The Act is a comprehensive scheme designed to protect the public from health and environmental hazards caused by inadequate solid waste practices.  Appellant, as a corporation licensed to operate in this hazardous business, owes the highest duty of responsibility to insure that the citizens of this state are protected from the dangers necessarily a part of waste disposal.  This was a principle reason for the legislature's imposition of strict vicarious liability.  By undertaking the responsibility to dispose of waste, Appellant has assumed the duty to ensure that it is completed as required by the Act. Appellant cannot absolve itself of this responsibility by transferring it to independent contractors and claiming that it has no control over them.  We hold that, because Appellant has assumed responsibility in the waste disposal process, Appellant maintains control of the independent contractors it hires for the purpose of its waste disposal duties. Appellant's failure to maintain control cannot be used as a defense to avoid liability.

Waste Conversion Inc., 568 A.2d at 742-743.  Both the Pennsylvania Supreme Court and the United States Supreme Court declined to review the case.

In its brief to Magistrate District Judge Carn, XTO Energy argued that the OAG made no attempt to establish who was responsible for opening the rear valve of Tank 18174 or otherwise explain the circumstances resulting in the discharge of the production water.  To underscore the point, XTO Energy pointed to the preliminary hearing testimony of Jeremy Daniel, the former DEP water quality specialist who discovered the discharge, who admitted during cross examination that he did not know who opened the valve.  In response, the OAG argued that such proof was unnecessary under Waste Conversion Inc., and that legal causation was established by the mere fact that XTO Energy caused the production water to be stored at its well site and failed to take the necessary precautions to ensure against accidental discharges.  Indeed, the OAG argued that the identity of the person responsible for opening the valve and causing the discharge was “completely immaterial” to the criminal charges.  In its reply, XTO Energy argued that the OAG’s reliance on Waste Conversion Inc. was misplaced because the Commonwealth Court never considered the application of section 303(d) of the Pennsylvania Crimes Code, which states: “When causing a particular result is a material element of an offense for which absolute liability is imposed by law, the element is not established unless the actual result is a probable consequence of the conduct of the actor.”  18 Pa.C.S. § 303(d). While Magistrate District Judge Carn rejected XTO Energy’s causation arguments at the preliminary hearing, those arguments are certain to be renewed in the trial court.

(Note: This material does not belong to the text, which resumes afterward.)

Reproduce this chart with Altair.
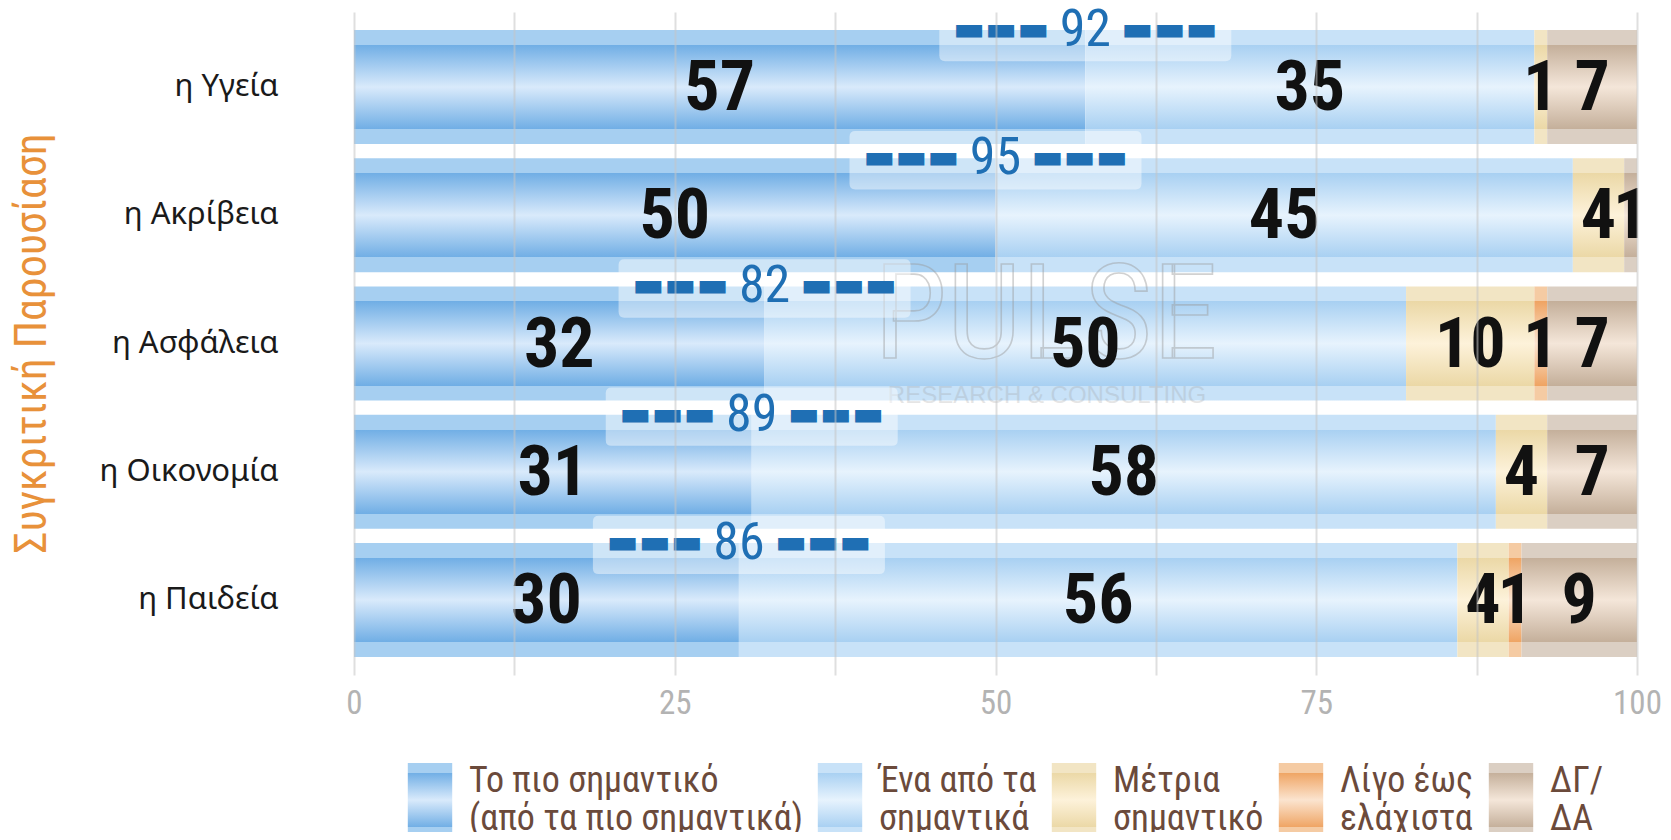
import altair as alt
import pandas as pd

# ---------------- data ----------------
rows = ["η Υγεία", "η Ακρίβεια", "η Ασφάλεια", "η Οικονομία", "η Παιδεία"]
categories = [
    "Το πιο σημαντικό\n(από τα πιο σημαντικά)",
    "Ένα από τα\nσημαντικά",
    "Μέτρια\nσημαντικό",
    "Λίγο έως\nελάχιστα",
    "ΔΓ/\nΔΑ",
]
most_important = [57, 50, 32, 31, 30]
one_of_important = [35, 45, 50, 58, 56]
moderately = [1, 4, 10, 4, 4]
little_to_none = [0, 0, 1, 0, 1]
dk_na = [7, 1, 7, 7, 9]
totals = [92, 95, 82, 89, 86]

series = [most_important, one_of_important, moderately, little_to_none, dk_na]
records = []
for i, r in enumerate(rows):
    start = 0
    for j, c in enumerate(categories):
        v = series[j][i]
        records.append(dict(row=r, cat=c, order=j, value=v,
                            start=start, end=start + v, mid=start + v / 2))
        start += v
df = pd.DataFrame(records)
df = df[df["value"] > 0]

tot = pd.DataFrame({"row": rows, "total": totals, "anchor": most_important})
tot["dash"] = "▬▬▬"

# ---------------- style ----------------
NARROW = "Liberation Sans Narrow, Roboto Condensed, DejaVu Sans Condensed, sans-serif"
SANS = "Noto Sans, Open Sans, DejaVu Sans, sans-serif"

def grad(outer, edge, center):
    return {"expr": (
        "{gradient:'linear',x1:0,y1:0,x2:0,y2:1,stops:["
        f"{{offset:0,color:'{outer}'}},{{offset:0.13,color:'{outer}'}},"
        f"{{offset:0.131,color:'{edge}'}},{{offset:0.5,color:'{center}'}},"
        f"{{offset:0.869,color:'{edge}'}},{{offset:0.87,color:'{outer}'}},"
        f"{{offset:1,color:'{outer}'}}]}}")}

grads = [
    grad("#a6cff1", "#70aee5", "#d9eafb"),
    grad("#c8e2f8", "#a8d0f2", "#e7f3fd"),
    grad("#f2e5c4", "#ebd8a6", "#fdf2da"),
    grad("#f5cba3", "#efa463", "#fbe4cf"),
    grad("#dbcfc3", "#c4af9a", "#f4e6d9"),
]

xscale = alt.Scale(domain=[0, 100], nice=False)
yscale = alt.Scale(paddingInner=0.11, paddingOuter=0.14)

def Y(band=None):
    kw = {}
    if band is not None:
        kw["bandPosition"] = band
    return alt.Y("row:N", sort=rows, scale=yscale, title="Συγκριτική  Παρουσίαση",
                 axis=alt.Axis(domain=False, ticks=False, tickSize=0, grid=False,
                               labelFont=SANS, labelFontSize=31, labelColor="#1a1a1a",
                               labelPadding=76, labelLimit=400,
                               titleFont=NARROW, titleFontSize=44, titleFontWeight="normal",
                               titleColor="#e8913a", titleX=-322, titleY=331,
                               titleAngle=270, titleAlign="center", titleBaseline="middle"),
                 **kw)

xaxis = alt.Axis(values=[0, 12.5, 25, 37.5, 50, 62.5, 75, 87.5, 100],
                 labelExpr="datum.value % 25 === 0 ? datum.label : ''",
                 domain=False, ticks=False, tickSize=0, grid=True,
                 gridColor="#c4c4c4", gridOpacity=0.55, gridWidth=2,
                 labelFont=NARROW, labelFontSize=33, labelColor="#b3b3b3",
                 labelPadding=12, zindex=1, labelFlush=False)

rect_path = "M-0.6,-1H0.6V1H-0.6Z"
box_path = ("M-0.96,-0.2H0.96Q1,-0.2 1,-0.16V0.16Q1,0.2 0.96,0.2"
            "H-0.96Q-1,0.2 -1,0.16V-0.16Q-1,-0.2 -0.96,-0.2Z")

bars = alt.Chart(df).mark_bar(strokeWidth=0).encode(
    x=alt.X("start:Q", scale=xscale, axis=xaxis, title=None),
    x2="end:Q",
    y=Y(),
    color=alt.Color("cat:N", scale=alt.Scale(domain=categories, range=grads),
                    legend=alt.Legend(title=None, orient="none", legendX=39, legendY=751,
                                      direction="horizontal", columns=5,
                                      symbolType=rect_path, symbolSize=5476,
                                      symbolStrokeWidth=0, symbolOpacity=1,
                                      labelFont=NARROW, labelFontSize=36,
                                      labelColor="#6b4a3b", labelOffset=2,
                                      labelBaseline="bottom",
                                      labelLimit=600, columnPadding=0, padding=0,
                                      labelExpr="split(datum.label, '\\n')")),
    order="order:Q",
)

wm = pd.DataFrame({"t": ["PULSE"], "s": ["RESEARCH & CONSULTING"]})
wm1 = alt.Chart(wm).mark_text(font=NARROW, fontSize=132, fillOpacity=0,
                              stroke="#9a9a9a", strokeWidth=1.6, strokeOpacity=0.45,
                              baseline="middle").encode(
    x=alt.value(692), y=alt.value(306), text="t:N")
wm2 = alt.Chart(wm).mark_text(font="Liberation Sans, DejaVu Sans", fontSize=24,
                              color="#9a9a9a", opacity=0.25, baseline="middle").encode(
    x=alt.value(693), y=alt.value(384), text="s:N")

nums = alt.Chart(df).mark_text(font=NARROW, fontWeight="bold", fontSize=70,
                               color="#111111", baseline="middle", dy=2).encode(
    x="mid:Q", y=Y(), text="value:Q")

boxes = alt.Chart(tot).mark_point(shape=box_path, size=85264, filled=True,
                                  fill="white", opacity=0.45, strokeWidth=0).encode(
    x="anchor:Q", y=Y(0), yOffset=alt.value(2))

tot_num = alt.Chart(tot).mark_text(font=NARROW, fontSize=52, color="#1f6fb4",
                                   baseline="middle").encode(
    x="anchor:Q", y=Y(0), text="total:Q")
dash_l = alt.Chart(tot).mark_text(font="DejaVu Sans", fontSize=34, color="#1f6fb4",
                                  baseline="middle", align="right", dx=-36).encode(
    x="anchor:Q", y=Y(0), text="dash:N")
dash_r = alt.Chart(tot).mark_text(font="DejaVu Sans", fontSize=34, color="#1f6fb4",
                                  baseline="middle", align="left", dx=36).encode(
    x="anchor:Q", y=Y(0), text="dash:N")

chart = alt.layer(bars, wm1, wm2, boxes, nums, tot_num, dash_l, dash_r).properties(
    width=1283, height=663,
    autosize=alt.AutoSizeParams(type="none"),
    padding={"left": 346, "top": 4, "right": 26, "bottom": 157},
).configure_view(stroke=None)

chart.save("out.html", embed_options={"renderer": "svg", "actions": False})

Initially, XTO Energy faces an uphill battle in the face of the Waste Conversion case. First, the Commonwealth Court’s decision in Waste Conversion is still the law of the land.  Second, the decision in Waste Conversion originated in the Lycoming County Court of Common Pleas, the same court presiding over the XTO Energy case.  Third, the holding in Waste Conversion was predicated in part on Article 1, Section 27 of the Pennsylvania Constitution (relating to Natural Resources and the Public Estate), which provides:  “The people have a right to clean air, pure water, and to the preservation of the natural, scenic, historic and esthetic values of the environment. Pennsylvania's public natural resources are the common property of all the people, including generations yet to come. As trustee of these resources, the Commonwealth shall conserve and maintain them for the benefit of all the people.”  Pa. Const. art. 1 § 27.  Long ignored, this provision of Pennsylvania’s Constitution has taken on new life as a result of the Pennsylvania Supreme Court’s decision in Robinson Township v. Commonwealth, 83 A.3d 901 (Pa. 2013) (plurality) (holding portions of Act 13 of 2012 violate Pa. Const. art. 1, § 27).

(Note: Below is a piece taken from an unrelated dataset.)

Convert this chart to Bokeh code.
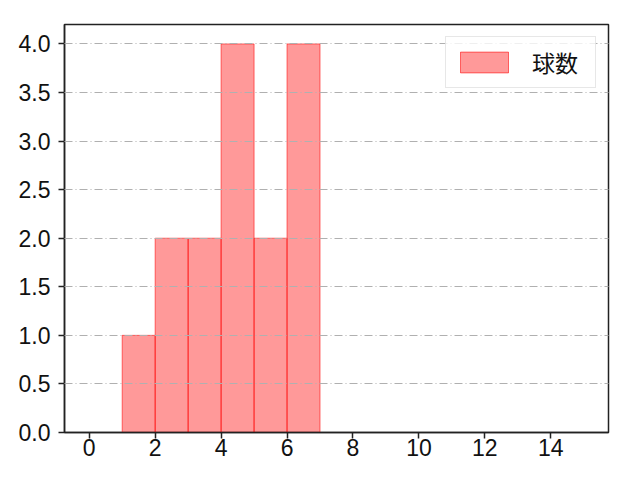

Nevertheless, XTO Energy has several arguments at its disposal that could result in dismissal of some or all of the charges.  First, unlike Waste Conversion, the government cannot prove who opened the rear valve of Tank 18174 or otherwise explain all of the circumstances leading up to the discharge of the waste.  This admission puts into play the precise argument the Commonwealth Court declined to address in Waste Conversion, specifically whether the imposition of absolute liability on a corporation for “acts extraordinarily remote in time and place from a defendant's contact with the actual perpetrator” violates due process.  Waste Conversion, 568 A.2d at 741.  Since the perpetrator in Waste Conversion was known to be the independent hauler, the Commonwealth Court declined to entertain the broader argument.  Second, the OAG argues that the causation principles at issue in Waste Conversion apply to the charges under the Clean Streams Law.  However, those charges are not absolute liability offenses.  See generally Commonwealth v. J.F. Lomma, 590 A.2d 342 (Pa. Super. 1991) (holding that the principles outlined in Waste Conversion did not apply prosecutions under 75 Pa.C.S. § 1575 -- relating to permitting violations of title -- because the crime is not an absolute liability offense).  Third, as noted by attorneys for XTO Energy, the applicability of section 303(d) of the Pennsylvania Crimes Code (relating to causal relationship between conduct and result), which requires the actual result (in this case the spill of production water) to be the “probable consequence of the conduct of the actor” (in this case XTO Energy) was not explicitly discussed in the Waste Conversion case, and is likely to take center stage during pretrial motions to be filed in the trial court, especially since the identity of the person who opened the valve and caused the discharge of the production water is unknown.

All eyes should be on the Lycoming County Court of Common Pleas later this year.  The route that the Pennsylvania courts take in this dispute will likely define the outer edges of corporate criminal liability for energy companies operating in Pennsylvania for years to come.

[1]Hauler Al Cullenen was also convicted after a non-jury trial.   Wills Trucking Company chose not to contest the charges, and was admitted into the Accelerated Rehabilitative Disposition (ARD) program for first-time offenders.